Les gouvernements ne sont pas battus; ils se battent eux-mêmes, dit-on. Comme facteur de la défaite probable du PQ, ne sous-estimons pas la fameuse Charte.

Éblouis par les gains d'intention de vote dus à ce projet (surtout chez les électeurs moins scolarisés, selon Youri Rivest, de CROP), les stratèges péquistes ont oublié leur fragilité: plusieurs de ceux qui craignent foulard et kippa ont peur aussi de tout et de leur ombre. Un poing levé et le mot référendum les ont effarouchés.

Entretemps, des militants éprouvés avaient été éloignés du parti ou refroidis par le mépris de ses dirigeants pour des valeurs essentielles, mais fragiles, de notre civilisation: respect pour la recherche des faits, liberté de conscience, pluralisme. Sans que tous renient le PQ, plusieurs ne le défendent plus; leur silence lui coûte cher.

Autre coût: à surfer sur des mythes, on attire des mythomanes, nuisibles à l'image. La direction du PQ a fait pire: elle leur a ouvert les bras. Ainsi, la reine des Janettes a-t-elle été applaudie par Mme Marois et M. Drainville pour son histoire de piscine fermée aux femmes, imaginaire de son propre aveu. On en fait encore les gorges chaudes sur la toile.

Laïciste ultra, la candidate Louise Mailloux, dans une entrevue avec Benoît Dutrizac, affirme sans preuve qu'avec les rituels cachère et halal, «on a laissé le marché alimentaire aux juifs et aux musulmans». Dans la vraie vie, au Québec, la compagnie Olymel, hégémonique dans les abattoirs et la viande en gros (chiffre d'affaires: 2,5 milliards) est une filiale de la Coop fédérée, créature de l'UPA. Dans une logique commerciale, Olymel verse par exemple des honoraires annuels de 2000$ à un iman pour bénir ses volailles. Mais la candidate parle plutôt de «milliards de dollars et à partir de ça, on finance les intégristes religieux les plus agressifs (...) moi, je n'ai aucun doute là-dessus puis y a des gens qui ont des preuves». Comme quoi, crédulité et laïcité peuvent faire bon ménage.
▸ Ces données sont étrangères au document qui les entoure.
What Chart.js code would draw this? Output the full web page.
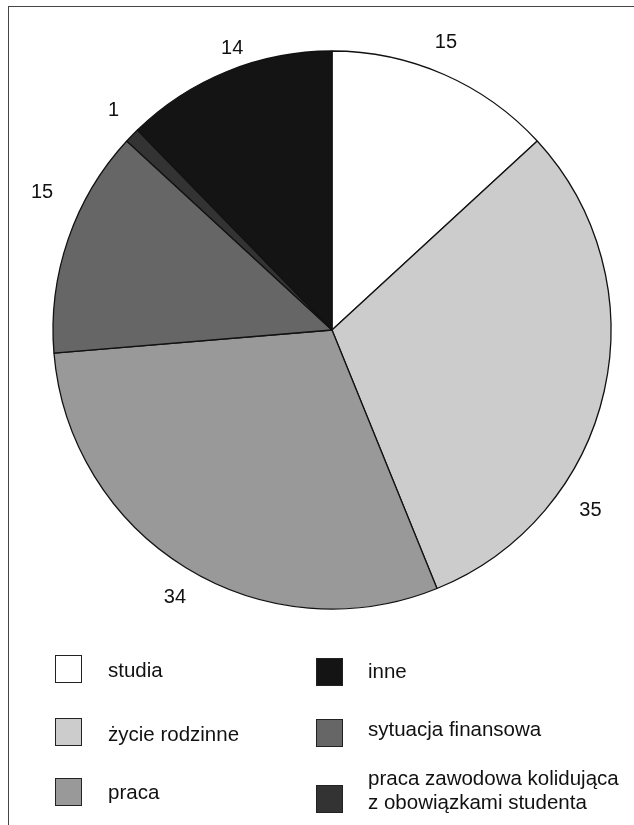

Je comprends l'angoisse de vieux militants, troublés par la place de la bêtise dans la stratégie actuelle du PQ, mais hésitants à délaisser un parti qu'ils ont servi avec ferveur et sincérité pendant des décennies. Le coeur lourd, j'ai quitté le PQ avant l'élection de 2012. Mais pas la cause indépendantiste.

L'inquiétude des désillusionnés s'explique: les libéraux, rassurés de se revoir au pouvoir si peu de temps après en avoir été chassés, ne risquent-ils pas d'être plus arrogants que jamais? Et l'insensibilité de leur chef pour la fragilité du français n'aura-t-elle pas des conséquences irréversibles?

Fort bien. Mais que dire de l'arrogance de la direction actuelle du PQ? Minoritaire, le PQ n'entend pas même les appels des Parizeau, Bouchard, Duceppe et Harel à des compromis sur son projet de charte, et le durcit même à chaque étape. Majoritaire, serait-il moins sourd?

Et peut-on porter au français pire coup que ce saccage de notre relation avec la plus grande immigration francophone que nous ayons jamais reçue, et qu'on pousserait, avec cette charte, à chercher refuge dans les institutions anglophones, où elle resterait inappliquée et inapplicable? Au-delà des législations linguistiques, la bataille du français reste une bataille pour la conquête des esprits et des coeurs. Le projet d'exclusion et d'humiliation du gouvernement Marois ne nous y mène pas.

J'ai voté dimanche dernier, le coeur léger, pour un autre parti souverainiste. Il en existe deux, Option nationale et Québec solidaire, tous deux contre l'article 5 de la Charte des valeurs.

Le 8 avril, nous devrons commencer à reconstruire ce que le gouvernement Marois a détruit. Et reprendre le projet d'indépendance sur des bases inclusives. Il y a de la vie après le PQ.